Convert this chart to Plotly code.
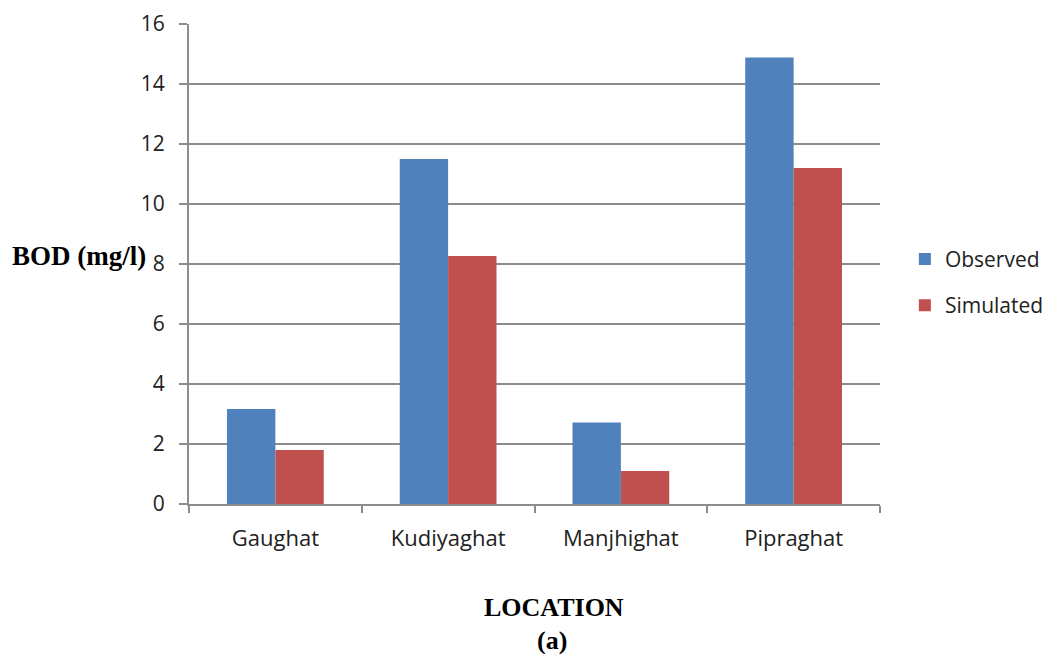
import plotly.graph_objects as go

locations = ["Gaughat", "Kudiyaghat", "Manjhighat", "Pipraghat"]
observed = [3.17, 11.5, 2.72, 14.88]
simulated = [1.8, 8.27, 1.1, 11.2]
y_ticks = [0, 2, 4, 6, 8, 10, 12, 14, 16]

font_sans = "'Open Sans', Lato, sans-serif"
font_serif = "'Liberation Serif', 'Times New Roman', serif"

fig = go.Figure()
fig.add_trace(go.Bar(x=locations, y=observed, name="Observed", marker_color="#4F81BD",
                     marker_line_width=0, legendgroup="a"))
fig.add_trace(go.Bar(x=locations, y=simulated, name="Simulated", marker_color="#C0504D",
                     marker_line_width=0, legendgroup="b"))

fig.update_layout(
    width=1055, height=654,
    margin=dict(l=181, r=183, t=16, b=158, autoexpand=False),
    paper_bgcolor="white", plot_bgcolor="white",
    barmode="group", bargap=0.44, bargroupgap=0,
    font=dict(family=font_sans, size=22, color="#222"),
    showlegend=True,
    legend=dict(x=1.036, y=0.462, xanchor="left", yanchor="middle",
                font=dict(family=font_sans, size=21, color="#222"),
                tracegroupgap=16, itemwidth=30, bgcolor="rgba(0,0,0,0)"),
    xaxis=dict(type="category", automargin=False, showgrid=False, showline=True,
               linecolor="#8c8c8c", linewidth=2,
               ticks="outside", tickson="boundaries", ticklen=7, tickcolor="#8c8c8c", tickwidth=2,
               tickfont=dict(family=font_sans, size=22, color="#222"), ticklabelstandoff=14),
    yaxis=dict(range=[0, 16], tickvals=y_ticks, automargin=False, showgrid=True,
               gridcolor="#8c8c8c", gridwidth=2,
               showline=True, linecolor="#8c8c8c", linewidth=2, zeroline=False,
               ticks="outside", ticklen=8, tickcolor="#8c8c8c", tickwidth=2,
               tickfont=dict(family=font_sans, size=21, color="#222"), ticklabelstandoff=10),
)

fig.add_annotation(text="<b>BOD (mg/l)</b>", xref="paper", yref="paper", x=-0.259, y=0.517,
                   xanchor="left", yanchor="middle", showarrow=False,
                   font=dict(family=font_serif, size=27, color="black"))
fig.add_annotation(text="<b>LOCATION</b>", xref="paper", yref="paper", x=(554 - 189) / 691,
                   y=(504 - 607) / 480, xanchor="center", yanchor="middle", showarrow=False,
                   font=dict(family=font_serif, size=26, color="black"))
fig.add_annotation(text="<b>(a)</b>", xref="paper", yref="paper", x=(552 - 189) / 691,
                   y=(504 - 640) / 480, xanchor="center", yanchor="middle", showarrow=False,
                   font=dict(family=font_serif, size=26, color="black"))

fig.write_html("out.html")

◆ Written task
Repeat the listing above up to and including the line with "y_ticks = [0, 2, 4, 6, 8, 10, 12, 14, 16]", starting from its first line. Drop any pictures.

◆ Reply to the exercise
Convert this chart to Plotly code.
import plotly.graph_objects as go

locations = ["Gaughat", "Kudiyaghat", "Manjhighat", "Pipraghat"]
observed = [3.17, 11.5, 2.72, 14.88]
simulated = [1.8, 8.27, 1.1, 11.2]
y_ticks = [0, 2, 4, 6, 8, 10, 12, 14, 16]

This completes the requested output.